** Exercise objective **
Word for word, copy all the data and drop the pictures.

## START Collected data

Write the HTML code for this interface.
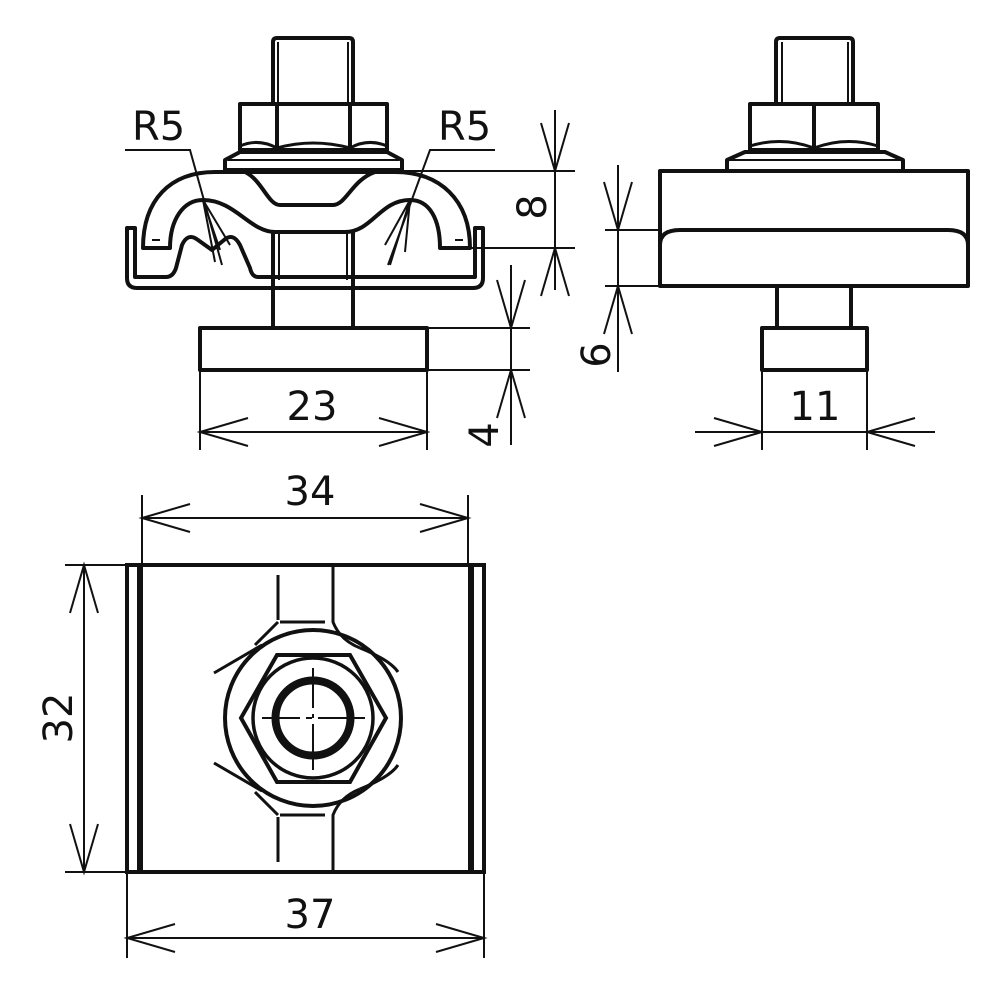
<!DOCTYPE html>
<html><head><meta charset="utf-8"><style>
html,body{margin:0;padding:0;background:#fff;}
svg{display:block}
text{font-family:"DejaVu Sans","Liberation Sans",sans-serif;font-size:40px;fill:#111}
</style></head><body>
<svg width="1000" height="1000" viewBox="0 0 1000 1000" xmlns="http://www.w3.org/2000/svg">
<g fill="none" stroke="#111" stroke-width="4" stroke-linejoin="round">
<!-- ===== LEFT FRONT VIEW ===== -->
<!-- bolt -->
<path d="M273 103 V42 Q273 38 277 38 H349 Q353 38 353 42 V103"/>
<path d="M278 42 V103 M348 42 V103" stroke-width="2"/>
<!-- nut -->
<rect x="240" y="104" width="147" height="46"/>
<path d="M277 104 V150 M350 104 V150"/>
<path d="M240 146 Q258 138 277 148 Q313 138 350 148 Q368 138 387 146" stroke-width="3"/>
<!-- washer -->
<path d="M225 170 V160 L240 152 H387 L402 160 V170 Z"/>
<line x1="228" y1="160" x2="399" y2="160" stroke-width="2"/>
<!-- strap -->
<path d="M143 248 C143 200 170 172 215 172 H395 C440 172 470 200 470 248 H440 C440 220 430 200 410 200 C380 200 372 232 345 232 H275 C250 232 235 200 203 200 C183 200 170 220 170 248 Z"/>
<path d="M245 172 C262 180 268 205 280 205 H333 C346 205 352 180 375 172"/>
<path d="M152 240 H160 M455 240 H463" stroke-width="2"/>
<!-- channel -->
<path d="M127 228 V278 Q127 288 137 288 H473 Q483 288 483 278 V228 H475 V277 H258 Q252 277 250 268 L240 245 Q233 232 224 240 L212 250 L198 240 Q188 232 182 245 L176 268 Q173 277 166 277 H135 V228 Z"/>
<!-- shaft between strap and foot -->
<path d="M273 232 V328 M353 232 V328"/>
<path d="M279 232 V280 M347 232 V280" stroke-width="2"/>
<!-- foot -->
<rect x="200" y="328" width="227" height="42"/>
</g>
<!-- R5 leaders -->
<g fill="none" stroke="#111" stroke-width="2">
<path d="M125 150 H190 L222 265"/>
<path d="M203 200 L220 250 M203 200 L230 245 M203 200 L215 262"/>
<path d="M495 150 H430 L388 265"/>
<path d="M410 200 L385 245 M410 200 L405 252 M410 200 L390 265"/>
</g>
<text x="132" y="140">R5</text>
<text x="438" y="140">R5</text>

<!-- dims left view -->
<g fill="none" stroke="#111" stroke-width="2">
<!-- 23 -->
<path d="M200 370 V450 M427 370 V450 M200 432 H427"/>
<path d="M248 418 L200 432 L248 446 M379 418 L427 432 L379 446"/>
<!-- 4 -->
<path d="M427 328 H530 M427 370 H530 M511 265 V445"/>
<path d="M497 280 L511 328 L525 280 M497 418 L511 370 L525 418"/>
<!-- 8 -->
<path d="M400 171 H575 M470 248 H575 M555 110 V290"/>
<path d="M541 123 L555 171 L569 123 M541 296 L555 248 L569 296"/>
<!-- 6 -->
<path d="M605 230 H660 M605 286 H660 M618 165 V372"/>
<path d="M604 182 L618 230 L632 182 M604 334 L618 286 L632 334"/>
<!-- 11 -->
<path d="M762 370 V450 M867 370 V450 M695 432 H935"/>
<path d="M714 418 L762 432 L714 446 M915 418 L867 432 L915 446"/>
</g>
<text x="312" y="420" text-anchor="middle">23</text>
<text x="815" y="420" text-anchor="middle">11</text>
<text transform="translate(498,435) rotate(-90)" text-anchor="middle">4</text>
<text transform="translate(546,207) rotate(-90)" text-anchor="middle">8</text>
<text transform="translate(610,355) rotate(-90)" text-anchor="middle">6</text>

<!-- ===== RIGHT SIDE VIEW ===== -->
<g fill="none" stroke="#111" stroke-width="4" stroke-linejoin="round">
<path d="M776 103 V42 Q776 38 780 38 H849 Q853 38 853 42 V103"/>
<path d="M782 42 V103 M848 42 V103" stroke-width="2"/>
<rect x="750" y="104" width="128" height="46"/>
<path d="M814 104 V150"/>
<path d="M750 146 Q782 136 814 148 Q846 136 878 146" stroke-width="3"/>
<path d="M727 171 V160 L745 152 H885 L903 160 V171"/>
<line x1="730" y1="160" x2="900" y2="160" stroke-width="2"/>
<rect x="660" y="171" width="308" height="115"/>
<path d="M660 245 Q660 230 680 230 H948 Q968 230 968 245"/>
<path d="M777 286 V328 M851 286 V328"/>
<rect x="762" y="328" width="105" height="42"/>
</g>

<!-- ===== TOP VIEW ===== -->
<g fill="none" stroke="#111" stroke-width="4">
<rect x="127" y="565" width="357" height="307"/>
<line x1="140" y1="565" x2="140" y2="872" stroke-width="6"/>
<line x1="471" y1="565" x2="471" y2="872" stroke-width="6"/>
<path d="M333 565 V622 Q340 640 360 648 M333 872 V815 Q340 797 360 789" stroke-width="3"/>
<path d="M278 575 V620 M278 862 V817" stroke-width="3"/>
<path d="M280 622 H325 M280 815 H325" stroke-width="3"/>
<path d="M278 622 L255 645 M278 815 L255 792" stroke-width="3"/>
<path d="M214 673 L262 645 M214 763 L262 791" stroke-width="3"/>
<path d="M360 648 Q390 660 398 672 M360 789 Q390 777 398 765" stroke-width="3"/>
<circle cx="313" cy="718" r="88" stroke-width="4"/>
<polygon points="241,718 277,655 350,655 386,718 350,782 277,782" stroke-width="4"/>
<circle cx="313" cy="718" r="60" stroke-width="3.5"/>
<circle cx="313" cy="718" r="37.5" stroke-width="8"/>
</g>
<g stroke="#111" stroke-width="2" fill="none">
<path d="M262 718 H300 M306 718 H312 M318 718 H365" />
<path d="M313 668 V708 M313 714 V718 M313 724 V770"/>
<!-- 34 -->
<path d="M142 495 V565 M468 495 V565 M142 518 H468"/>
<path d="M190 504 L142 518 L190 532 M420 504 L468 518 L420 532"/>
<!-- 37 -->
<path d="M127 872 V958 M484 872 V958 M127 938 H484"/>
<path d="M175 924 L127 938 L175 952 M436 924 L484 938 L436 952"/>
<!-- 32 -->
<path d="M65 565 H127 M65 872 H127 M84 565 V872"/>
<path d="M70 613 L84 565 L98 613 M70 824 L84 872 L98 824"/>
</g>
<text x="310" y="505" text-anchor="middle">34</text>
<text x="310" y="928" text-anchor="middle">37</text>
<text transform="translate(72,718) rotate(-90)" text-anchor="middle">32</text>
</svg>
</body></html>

## END Collected data

** Full solution **
Write the HTML code for this interface.
<!DOCTYPE html>
<html><head><meta charset="utf-8"><style>
html,body{margin:0;padding:0;background:#fff;}
svg{display:block}
text{font-family:"DejaVu Sans","Liberation Sans",sans-serif;font-size:40px;fill:#111}
</style></head><body>
<svg width="1000" height="1000" viewBox="0 0 1000 1000" xmlns="http://www.w3.org/2000/svg">
<g fill="none" stroke="#111" stroke-width="4" stroke-linejoin="round">
<!-- ===== LEFT FRONT VIEW ===== -->
<!-- bolt -->
<path d="M273 103 V42 Q273 38 277 38 H349 Q353 38 353 42 V103"/>
<path d="M278 42 V103 M348 42 V103" stroke-width="2"/>
<!-- nut -->
<rect x="240" y="104" width="147" height="46"/>
<path d="M277 104 V150 M350 104 V150"/>
<path d="M240 146 Q258 138 277 148 Q313 138 350 148 Q368 138 387 146" stroke-width="3"/>
<!-- washer -->
<path d="M225 170 V160 L240 152 H387 L402 160 V170 Z"/>
<line x1="228" y1="160" x2="399" y2="160" stroke-width="2"/>
<!-- strap -->
<path d="M143 248 C143 200 170 172 215 172 H395 C440 172 470 200 470 248 H440 C440 220 430 200 410 200 C380 200 372 232 345 232 H275 C250 232 235 200 203 200 C183 200 170 220 170 248 Z"/>
<path d="M245 172 C262 180 268 205 280 205 H333 C346 205 352 180 375 172"/>
<path d="M152 240 H160 M455 240 H463" stroke-width="2"/>
<!-- channel -->
<path d="M127 228 V278 Q127 288 137 288 H473 Q483 288 483 278 V228 H475 V277 H258 Q252 277 250 268 L240 245 Q233 232 224 240 L212 250 L198 240 Q188 232 182 245 L176 268 Q173 277 166 277 H135 V228 Z"/>
<!-- shaft between strap and foot -->
<path d="M273 232 V328 M353 232 V328"/>
<path d="M279 232 V280 M347 232 V280" stroke-width="2"/>
<!-- foot -->
<rect x="200" y="328" width="227" height="42"/>
</g>
<!-- R5 leaders -->
<g fill="none" stroke="#111" stroke-width="2">
<path d="M125 150 H190 L222 265"/>
<path d="M203 200 L220 250 M203 200 L230 245 M203 200 L215 262"/>
<path d="M495 150 H430 L388 265"/>
<path d="M410 200 L385 245 M410 200 L405 252 M410 200 L390 265"/>
</g>
<text x="132" y="140">R5</text>
<text x="438" y="140">R5</text>

<!-- dims left view -->
<g fill="none" stroke="#111" stroke-width="2">
<!-- 23 -->
<path d="M200 370 V450 M427 370 V450 M200 432 H427"/>
<path d="M248 418 L200 432 L248 446 M379 418 L427 432 L379 446"/>
<!-- 4 -->
<path d="M427 328 H530 M427 370 H530 M511 265 V445"/>
<path d="M497 280 L511 328 L525 280 M497 418 L511 370 L525 418"/>
<!-- 8 -->
<path d="M400 171 H575 M470 248 H575 M555 110 V290"/>
<path d="M541 123 L555 171 L569 123 M541 296 L555 248 L569 296"/>
<!-- 6 -->
<path d="M605 230 H660 M605 286 H660 M618 165 V372"/>
<path d="M604 182 L618 230 L632 182 M604 334 L618 286 L632 334"/>
<!-- 11 -->
<path d="M762 370 V450 M867 370 V450 M695 432 H935"/>
<path d="M714 418 L762 432 L714 446 M915 418 L867 432 L915 446"/>
</g>
<text x="312" y="420" text-anchor="middle">23</text>
<text x="815" y="420" text-anchor="middle">11</text>
<text transform="translate(498,435) rotate(-90)" text-anchor="middle">4</text>
<text transform="translate(546,207) rotate(-90)" text-anchor="middle">8</text>
<text transform="translate(610,355) rotate(-90)" text-anchor="middle">6</text>

<!-- ===== RIGHT SIDE VIEW ===== -->
<g fill="none" stroke="#111" stroke-width="4" stroke-linejoin="round">
<path d="M776 103 V42 Q776 38 780 38 H849 Q853 38 853 42 V103"/>
<path d="M782 42 V103 M848 42 V103" stroke-width="2"/>
<rect x="750" y="104" width="128" height="46"/>
<path d="M814 104 V150"/>
<path d="M750 146 Q782 136 814 148 Q846 136 878 146" stroke-width="3"/>
<path d="M727 171 V160 L745 152 H885 L903 160 V171"/>
<line x1="730" y1="160" x2="900" y2="160" stroke-width="2"/>
<rect x="660" y="171" width="308" height="115"/>
<path d="M660 245 Q660 230 680 230 H948 Q968 230 968 245"/>
<path d="M777 286 V328 M851 286 V328"/>
<rect x="762" y="328" width="105" height="42"/>
</g>

<!-- ===== TOP VIEW ===== -->
<g fill="none" stroke="#111" stroke-width="4">
<rect x="127" y="565" width="357" height="307"/>
<line x1="140" y1="565" x2="140" y2="872" stroke-width="6"/>
<line x1="471" y1="565" x2="471" y2="872" stroke-width="6"/>
<path d="M333 565 V622 Q340 640 360 648 M333 872 V815 Q340 797 360 789" stroke-width="3"/>
<path d="M278 575 V620 M278 862 V817" stroke-width="3"/>
<path d="M280 622 H325 M280 815 H325" stroke-width="3"/>
<path d="M278 622 L255 645 M278 815 L255 792" stroke-width="3"/>
<path d="M214 673 L262 645 M214 763 L262 791" stroke-width="3"/>
<path d="M360 648 Q390 660 398 672 M360 789 Q390 777 398 765" stroke-width="3"/>
<circle cx="313" cy="718" r="88" stroke-width="4"/>
<polygon points="241,718 277,655 350,655 386,718 350,782 277,782" stroke-width="4"/>
<circle cx="313" cy="718" r="60" stroke-width="3.5"/>
<circle cx="313" cy="718" r="37.5" stroke-width="8"/>
</g>
<g stroke="#111" stroke-width="2" fill="none">
<path d="M262 718 H300 M306 718 H312 M318 718 H365" />
<path d="M313 668 V708 M313 714 V718 M313 724 V770"/>
<!-- 34 -->
<path d="M142 495 V565 M468 495 V565 M142 518 H468"/>
<path d="M190 504 L142 518 L190 532 M420 504 L468 518 L420 532"/>
<!-- 37 -->
<path d="M127 872 V958 M484 872 V958 M127 938 H484"/>
<path d="M175 924 L127 938 L175 952 M436 924 L484 938 L436 952"/>
<!-- 32 -->
<path d="M65 565 H127 M65 872 H127 M84 565 V872"/>
<path d="M70 613 L84 565 L98 613 M70 824 L84 872 L98 824"/>
</g>
<text x="310" y="505" text-anchor="middle">34</text>
<text x="310" y="928" text-anchor="middle">37</text>
<text transform="translate(72,718) rotate(-90)" text-anchor="middle">32</text>
</svg>
</body></html>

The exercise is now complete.